Some images are not just about what you see—but about the journey behind them.
This one was captured by my wife during a long, warm 25-kilometer walk across the Mookerheide near Nijmegen. Armed with her Canon 7D Mark II and Sigma 100–400mm, and a small backpack with just the essentials, she spent the day finding her own way in the field. I carried the heavier load—12.5 kg of gear—and together we climbed several steep inclines under the summer sun. By the end, “tired” doesn’t quite cover it.

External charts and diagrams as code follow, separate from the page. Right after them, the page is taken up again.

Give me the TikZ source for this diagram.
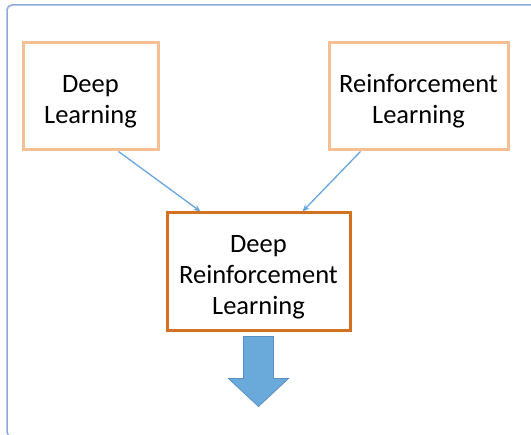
\documentclass[tikz,border=0pt]{standalone}
\usepackage{fontspec}
\setmainfont{Carlito}
\usepackage{xcolor}
\usetikzlibrary{arrows.meta}

\definecolor{framecol}{HTML}{8EA9D8}
\definecolor{peach}{HTML}{F5BF96}
\definecolor{rust}{HTML}{D2711F}
\definecolor{skyline}{HTML}{6AA5DA}
\definecolor{skyfill}{HTML}{6AAADB}
\definecolor{skyedge}{HTML}{5A8FC2}

% text a little below the middle of its box
\newcommand{\boxtext}[1]{\raisebox{0pt}[\dimexpr\height+10pt\relax]{\begin{tabular}{@{}c@{}}#1\end{tabular}}}

\tikzset{
    topic/.style={draw=peach, line width=3pt, font=\fontsize{26.5}{31}\selectfont},
    merged/.style={draw=rust, line width=3pt, font=\fontsize{26.5}{31}\selectfont},
    feed/.style={draw=skyline, line width=1.3pt, -{Stealth[length=7pt,width=6pt]}}
}

\begin{document}
\begin{tikzpicture}[x=1pt, y=-1pt]
    \useasboundingbox (0,0) rectangle (531,435);
    \draw[framecol, line width=1.5pt, rounded corners=5pt] (7,5) rectangle (580,437);
    \node[topic, minimum width=135pt, minimum height=107pt] (dl) at (90.5,96.5) {\boxtext{Deep\\Learning}};
    \node[topic, minimum width=179pt, minimum height=107pt] (rl) at (418.5,96.5) {\boxtext{Reinforcement\\Learning}};
    \node[merged, minimum width=183pt, minimum height=118pt] (drl) at (258.5,272) {\boxtext{Deep\\Reinforcement\\Learning}};
    \draw[feed] ([xshift=28pt]dl.south) -- ([xshift=-58pt]drl.north);
    \draw[feed] ([xshift=-58pt]rl.south) -- ([xshift=44pt]drl.north);
    % block arrow below
    \draw[skyedge, fill=skyfill, line width=0.8pt] ([xshift=-15pt,yshift=-4pt]drl.south) -- ++(30,0) -- ++(0,42) -- ++(15,0)
        -- ([yshift=-74pt]drl.south) -- ++(-30,-28) -- ++(15,0) -- cycle;
\end{tikzpicture}
\end{document}
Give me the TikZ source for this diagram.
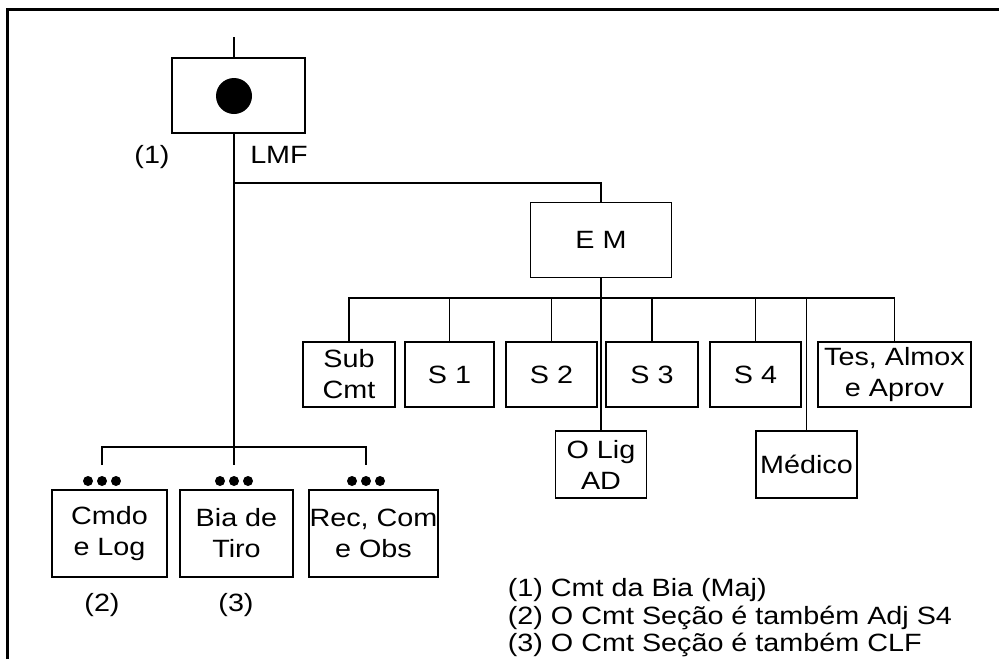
\documentclass[tikz,border=0pt]{standalone}
\usepackage{fontspec}
\setmainfont[FakeStretch=1.15]{Liberation Sans}
\begin{document}
\begin{tikzpicture}[x=1pt,y=-1pt,
  every path/.style={line width=1.7pt},
  box/.style={draw, line width=1.7pt, inner sep=0pt, align=center,
    font=\fontsize{25}{31}\selectfont},
  lbl/.style={inner sep=0pt, font=\fontsize{25}{27.5}\selectfont},
  bigdot/.style={circle, fill=black, draw=none, minimum size=36pt, inner sep=0pt},
  smalldot/.style={circle, fill=black, draw=none, minimum size=10pt, inner sep=0pt}]
\useasboundingbox (0,0) rectangle (999,659);
% frame (top and left only)
\draw[line width=3pt] (7,659) -- (7,9) -- (999,9);

% top element
\node[box, minimum width=133pt, minimum height=75pt] (top) at (238.5,95.5) {};
\node[bigdot] (dot) at (234,96) {};
\coordinate (tick) at (234,37);
\draw (tick) -- (tick |- top.north);
\node[lbl] (n1) at (152,157) {(1)};
\node[lbl] (lmf) at (279,155) {LMF};

% E M
\node[box, minimum width=141pt, minimum height=75pt] (EM) at (601,240) {E M};
\coordinate (j1) at (234,183);
\draw (j1) -| (EM.north);

% staff boxes
\node[box, minimum width=92pt, minimum height=65pt] (sub) at (349,374.5) {Sub\\Cmt};
\node[box, minimum width=89pt, minimum height=65pt] (s1) at (449.5,374.5) {S 1};
\node[box, minimum width=91pt, minimum height=65pt] (s2) at (551.5,374.5) {S 2};
\node[box, minimum width=92pt, minimum height=65pt] (s3) at (652,374.5) {S 3};
\node[box, minimum width=91pt, minimum height=65pt] (s4) at (755.5,374.5) {S 4};
\node[box, minimum width=153pt, minimum height=65pt] (tes) at (894.5,374.5) {Tes, Almox\\e Aprov};
\node[box, minimum width=91pt, minimum height=67pt] (olig) at (601,464.5) {O Lig\\AD};
\node[box, minimum width=101pt, minimum height=67pt] (med) at (806.5,464.5) {Médico};

\coordinate (bus) at (601,298);
\draw (sub.north) |- (bus) -| (tes.north);
\foreach \n in {s1,s2,s3,s4} \draw (\n.north) -- (\n.north |- bus);
\draw (med.north) -- (med.north |- bus);
\draw (EM.south) -- (olig.north);

% sections
\node[box, minimum width=115pt, minimum height=87pt] (cmdo) at (109.5,533.5) {Cmdo\\e Log};
\node[box, minimum width=113pt, minimum height=87pt] (bia) at (236.5,533.5) {Bia de\\Tiro};
\node[box, minimum width=129pt, minimum height=87pt] (rec) at (373.5,533.5) {Rec, Com\\e Obs};

\foreach \cx/\nm in {102/dA,234/dB,366/dC}{
  \foreach \dx in {-14,0,14} \node[smalldot] at (\cx+\dx,481) {};
  \coordinate (\nm) at (\cx,465);
}
\coordinate (bus2) at (234,447);
\draw (dA) |- (bus2) -| (dC);
\draw (dot |- top.south) -- (dB);

\node[lbl] (n2) at (102,605) {(2)};
\node[lbl] (n3) at (236,605) {(3)};

% notes
\node[lbl, anchor=north west, align=left] (notes) at (507,578)
  {(1) Cmt da Bia (Maj)\\(2) O Cmt Seção é também Adj S4\\(3) O Cmt Seção é também CLF};
\end{tikzpicture}
\end{document}
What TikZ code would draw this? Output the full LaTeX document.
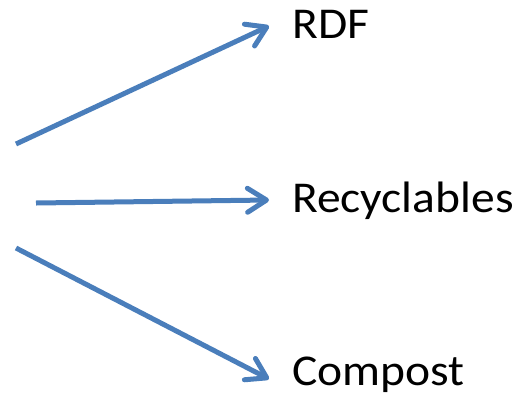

And somewhere along that journey, she found this: Polygonia c-album, known in Dutch as the gehakkelde aurelia, or in English, the comma butterfly. Named after the small white comma-shaped marking on the underside of its wings, this species is a master of camouflage—often resembling a dead leaf when at rest.
I gave her complete freedom on this one. No intervention, no correction in the moment. Just: observe, try, and we’ll review later.
Back home, we looked at the image together. It works—beautiful subject, strong moment. And just as important, it carries the kind of lessons every photographer learns to see over time: a wing intersecting the eye, a slightly busy foreground, and challenging light. Not flaws to dismiss the image, but signs of growth—of learning to truly observe, to refine, and to recognize what makes an image stronger.
Growth lives in both the success and the imperfection.
And after all that? A well-earned rest and a wonderful dinner at ’t Zwaantje—highly recommended, even for vegan photographers like us.